A few months album the debut's release, Clive Stevens returned to the studio, but this time, the line-up is less stellar, even if Ralph Towner (keyboards) and John Abercrombie (guitars) are still present, with the former also toys with 12-string guitar. Stu Woods (bass) and Mike Carvin (drums) replace the MO alumni rhythm section along with Johnson on percussion. Again recorded in a NY studio and still released in 74, the album's cover with an intriguing flowing naked humans tripping out on whatever they took.

Opening the album, Shifting Phase is hotter and faster than anything on the first album, nearing RTF or MO execution speed (Aber even sounds a bit like McL), but this is not the case of the next few tracks, Inner Spaces And Outer Places even using a strong mid-tempo riff, while Aber, Towner and Stevens are jumping stars and galaxies with superb mastery, especially Aber's guitar.

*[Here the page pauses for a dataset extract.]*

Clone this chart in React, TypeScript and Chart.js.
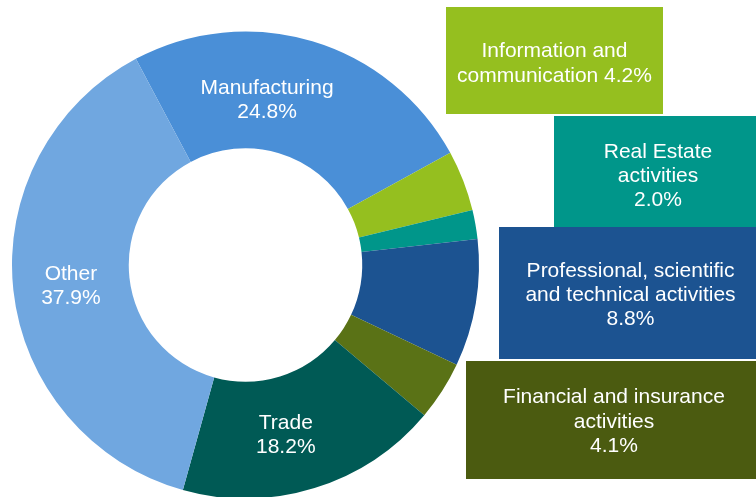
import React, { useEffect, useRef } from "react";
import { Chart, registerables } from "chart.js";

Chart.register(...registerables);

const categories = [
  "Manufacturing",
  "Information and communication",
  "Real Estate activities",
  "Professional, scientific and technical activities",
  "Financial and insurance activities",
  "Trade",
  "Other",
];
const shares = [24.8, 4.2, 2.0, 8.8, 4.1, 18.2, 37.9];
const sliceColors = ["#4a8fd7", "#95bf1f", "#00968a", "#1c5391", "#5a7216", "#005a55", "#70a7e0"];

// inner labels (index into categories) and box labels
const innerLabelLines = [
  { index: 0, lines: ["Manufacturing", "24.8%"] },
  { index: 5, lines: ["Trade", "18.2%"] },
  { index: 6, lines: ["Other", "37.9%"] },
];
const boxLabelLines = [
  { index: 1, lines: ["Information and", "communication 4.2%"] },
  { index: 2, lines: ["Real Estate", "activities", "2.0%"] },
  { index: 3, lines: ["Professional, scientific", "and technical activities", "8.8%"] },
  { index: 4, lines: ["Financial and insurance", "activities", "4.1%"] },
];

const FONT = '21px "Liberation Sans", Arial, sans-serif';
const LINE_H = 24.3;

// layout of the callout boxes (pixels)
const boxLayout: Record<number, { x: number; y: number; w: number; h: number; color: string; base: number }> = {
  1: { x: 446, y: 7, w: 217, h: 107, color: "#95bf1f", base: 57.3 },
  2: { x: 554, y: 116, w: 208, h: 111, color: "#00968a", base: 157.7 },
  3: { x: 499, y: 227, w: 263, h: 132, color: "#1c5391", base: 276.7 },
  4: { x: 466, y: 361, w: 296, h: 118, color: "#4b5b10", base: 403.4 },
};
// offsets of inner labels relative to arc centre point
const innerOffsets: Record<number, { dx: number; dy: number }> = {
  0: { dx: -28.6, dy: 1.5 },
  5: { dx: -11.5, dy: 1.5 },
  6: { dx: -0.5, dy: 1 },
};

const labelPlugin = {
  id: "customLabels",
  afterDatasetsDraw(chart: any) {
    const ctx = chart.ctx as CanvasRenderingContext2D;
    const meta = chart.getDatasetMeta(0);
    ctx.save();
    ctx.font = FONT;
    ctx.textAlign = "center";
    ctx.textBaseline = "alphabetic";
    ctx.fillStyle = "#ffffff";
    innerLabelLines.forEach((lab) => {
      const arc = meta.data[lab.index];
      const p = arc.getCenterPoint();
      const off = innerOffsets[lab.index];
      const cx = p.x + off.dx;
      const cy = p.y + off.dy;
      const n = lab.lines.length;
      lab.lines.forEach((t, i) => {
        const y = cy + (i - (n - 1) / 2) * LINE_H + 7;
        ctx.fillText(t, cx, y);
      });
    });
    boxLabelLines.forEach((lab) => {
      const b = boxLayout[lab.index];
      ctx.fillStyle = b.color;
      ctx.fillRect(b.x, b.y, b.w, b.h);
      ctx.fillStyle = "#ffffff";
      const cx = b.x + b.w / 2;
      lab.lines.forEach((t, i) => {
        ctx.fillText(t, cx, b.base + i * LINE_H);
      });
    });
    ctx.restore();
  },
};

export default function App() {
  const ref = useRef<HTMLCanvasElement | null>(null);
  useEffect(() => {
    if (!ref.current) return;
    const chart = new Chart(ref.current, {
      type: "doughnut",
      data: {
        labels: categories,
        datasets: [
          {
            data: shares,
            backgroundColor: sliceColors,
            borderWidth: 0,
            hoverOffset: 0,
          },
        ],
      },
      options: {
        responsive: false,
        animation: false,
        devicePixelRatio: 1,
        rotation: -28,
        cutout: "50%",
        layout: { padding: { left: 12, right: 277, top: 31.5, bottom: 41.5 } },
        plugins: {
          legend: { display: false },
          tooltip: { enabled: false },
        },
        events: [],
      },
      plugins: [labelPlugin],
    });
    return () => chart.destroy();
  }, []);
  return (
    <div
      style={{
        position: "fixed",
        left: 0,
        top: 0,
        width: 756,
        height: 497,
        overflow: "hidden",
        background: "#ffffff",
      }}
    >
      <canvas ref={ref} width={756} height={540} style={{ display: "block", width: 756, height: 540 }} />
    </div>
  );
}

However the album takes on a contemplative turn with the really slow Un Jour Dans Le Monde, an ideal vehicle for Stevens' soft sax playing.

The flipside is definitely slower and more introspective, but it is no less hot-er than the afore- mentioned Shifting Phases track, even if the almost-9mins Water Rhythms is like a supernova exploding your mind. The album close on the aptly-titled Return To Earth and indeed it was a cool cosmic glide between galaxies, black holes and other spaceships, with Stevens shifting to a calm flute.

With its second and final album Voyage To Uranus (ever wonder why Uranus and never Neptune??), Stevens would not renew the experience again (most likely for sales and visibility issues - JR/F groups abounded in a more or less closed microcosm - and the project ends with this album. Just two largely forgotten albums, but well worth the hunt if you're into that trip. And I am.